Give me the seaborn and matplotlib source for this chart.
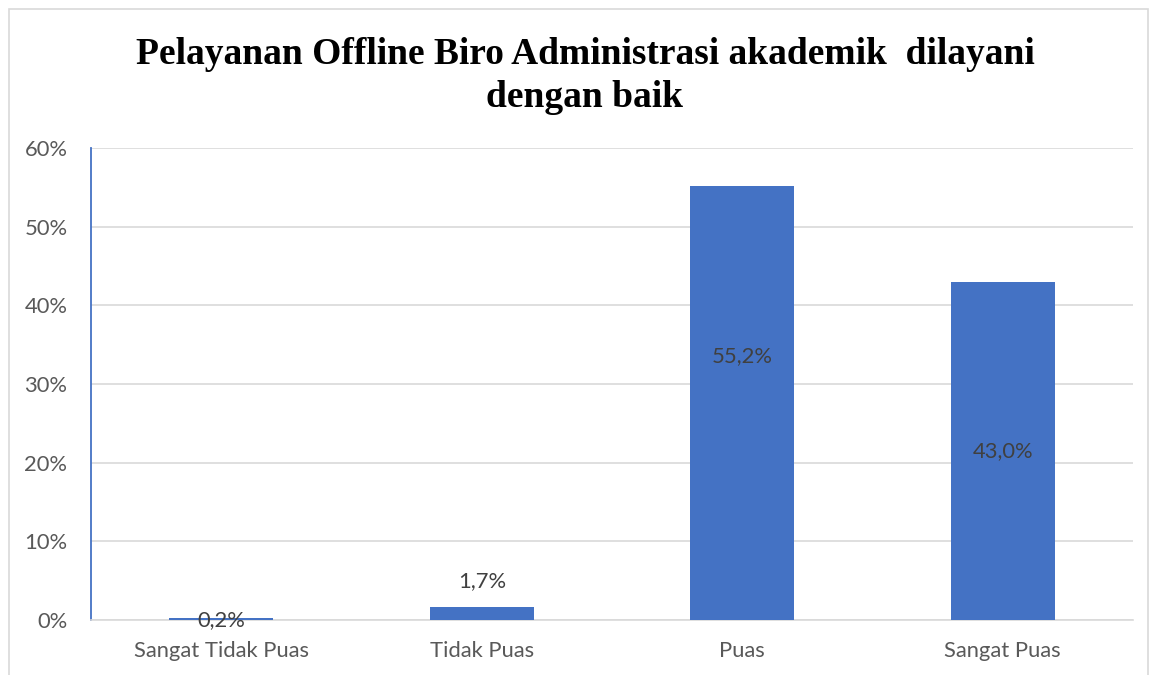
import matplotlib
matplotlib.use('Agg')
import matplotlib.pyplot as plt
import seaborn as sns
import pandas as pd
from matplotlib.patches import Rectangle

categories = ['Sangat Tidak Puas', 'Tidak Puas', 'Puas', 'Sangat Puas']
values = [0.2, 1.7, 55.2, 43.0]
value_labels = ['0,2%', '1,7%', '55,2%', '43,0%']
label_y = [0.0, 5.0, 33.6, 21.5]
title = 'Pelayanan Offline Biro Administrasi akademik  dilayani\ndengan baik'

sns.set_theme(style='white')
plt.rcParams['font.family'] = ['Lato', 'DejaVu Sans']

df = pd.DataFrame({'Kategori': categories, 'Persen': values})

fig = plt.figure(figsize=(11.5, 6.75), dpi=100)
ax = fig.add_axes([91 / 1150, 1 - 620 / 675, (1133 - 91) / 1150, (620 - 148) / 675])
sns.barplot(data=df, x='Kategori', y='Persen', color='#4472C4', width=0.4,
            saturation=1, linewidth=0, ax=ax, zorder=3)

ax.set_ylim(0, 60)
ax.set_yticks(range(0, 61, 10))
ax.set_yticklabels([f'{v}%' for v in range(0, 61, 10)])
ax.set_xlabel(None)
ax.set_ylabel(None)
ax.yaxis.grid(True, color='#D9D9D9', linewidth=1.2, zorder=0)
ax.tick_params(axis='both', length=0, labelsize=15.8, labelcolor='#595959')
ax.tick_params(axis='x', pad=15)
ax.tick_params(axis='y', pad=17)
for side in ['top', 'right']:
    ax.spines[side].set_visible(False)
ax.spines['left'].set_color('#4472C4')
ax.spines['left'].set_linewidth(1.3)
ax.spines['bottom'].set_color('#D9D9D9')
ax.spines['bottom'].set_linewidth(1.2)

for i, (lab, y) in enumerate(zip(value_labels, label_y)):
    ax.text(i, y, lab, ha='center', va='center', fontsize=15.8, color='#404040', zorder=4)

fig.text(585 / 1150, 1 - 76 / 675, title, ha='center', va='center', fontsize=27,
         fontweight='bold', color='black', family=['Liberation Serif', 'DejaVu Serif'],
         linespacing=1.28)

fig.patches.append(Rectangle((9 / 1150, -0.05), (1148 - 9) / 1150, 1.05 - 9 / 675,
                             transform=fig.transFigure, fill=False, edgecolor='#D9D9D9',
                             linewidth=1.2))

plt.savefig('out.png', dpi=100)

• WHAT IS EXPECTED
Reproduce the material above verbatim; omit every picture.

• RESPONSE
Give me the seaborn and matplotlib source for this chart.
import matplotlib
matplotlib.use('Agg')
import matplotlib.pyplot as plt
import seaborn as sns
import pandas as pd
from matplotlib.patches import Rectangle

categories = ['Sangat Tidak Puas', 'Tidak Puas', 'Puas', 'Sangat Puas']
values = [0.2, 1.7, 55.2, 43.0]
value_labels = ['0,2%', '1,7%', '55,2%', '43,0%']
label_y = [0.0, 5.0, 33.6, 21.5]
title = 'Pelayanan Offline Biro Administrasi akademik  dilayani\ndengan baik'

sns.set_theme(style='white')
plt.rcParams['font.family'] = ['Lato', 'DejaVu Sans']

df = pd.DataFrame({'Kategori': categories, 'Persen': values})

fig = plt.figure(figsize=(11.5, 6.75), dpi=100)
ax = fig.add_axes([91 / 1150, 1 - 620 / 675, (1133 - 91) / 1150, (620 - 148) / 675])
sns.barplot(data=df, x='Kategori', y='Persen', color='#4472C4', width=0.4,
            saturation=1, linewidth=0, ax=ax, zorder=3)

ax.set_ylim(0, 60)
ax.set_yticks(range(0, 61, 10))
ax.set_yticklabels([f'{v}%' for v in range(0, 61, 10)])
ax.set_xlabel(None)
ax.set_ylabel(None)
ax.yaxis.grid(True, color='#D9D9D9', linewidth=1.2, zorder=0)
ax.tick_params(axis='both', length=0, labelsize=15.8, labelcolor='#595959')
ax.tick_params(axis='x', pad=15)
ax.tick_params(axis='y', pad=17)
for side in ['top', 'right']:
    ax.spines[side].set_visible(False)
ax.spines['left'].set_color('#4472C4')
ax.spines['left'].set_linewidth(1.3)
ax.spines['bottom'].set_color('#D9D9D9')
ax.spines['bottom'].set_linewidth(1.2)

for i, (lab, y) in enumerate(zip(value_labels, label_y)):
    ax.text(i, y, lab, ha='center', va='center', fontsize=15.8, color='#404040', zorder=4)

fig.text(585 / 1150, 1 - 76 / 675, title, ha='center', va='center', fontsize=27,
         fontweight='bold', color='black', family=['Liberation Serif', 'DejaVu Serif'],
         linespacing=1.28)

fig.patches.append(Rectangle((9 / 1150, -0.05), (1148 - 9) / 1150, 1.05 - 9 / 675,
                             transform=fig.transFigure, fill=False, edgecolor='#D9D9D9',
                             linewidth=1.2))

plt.savefig('out.png', dpi=100)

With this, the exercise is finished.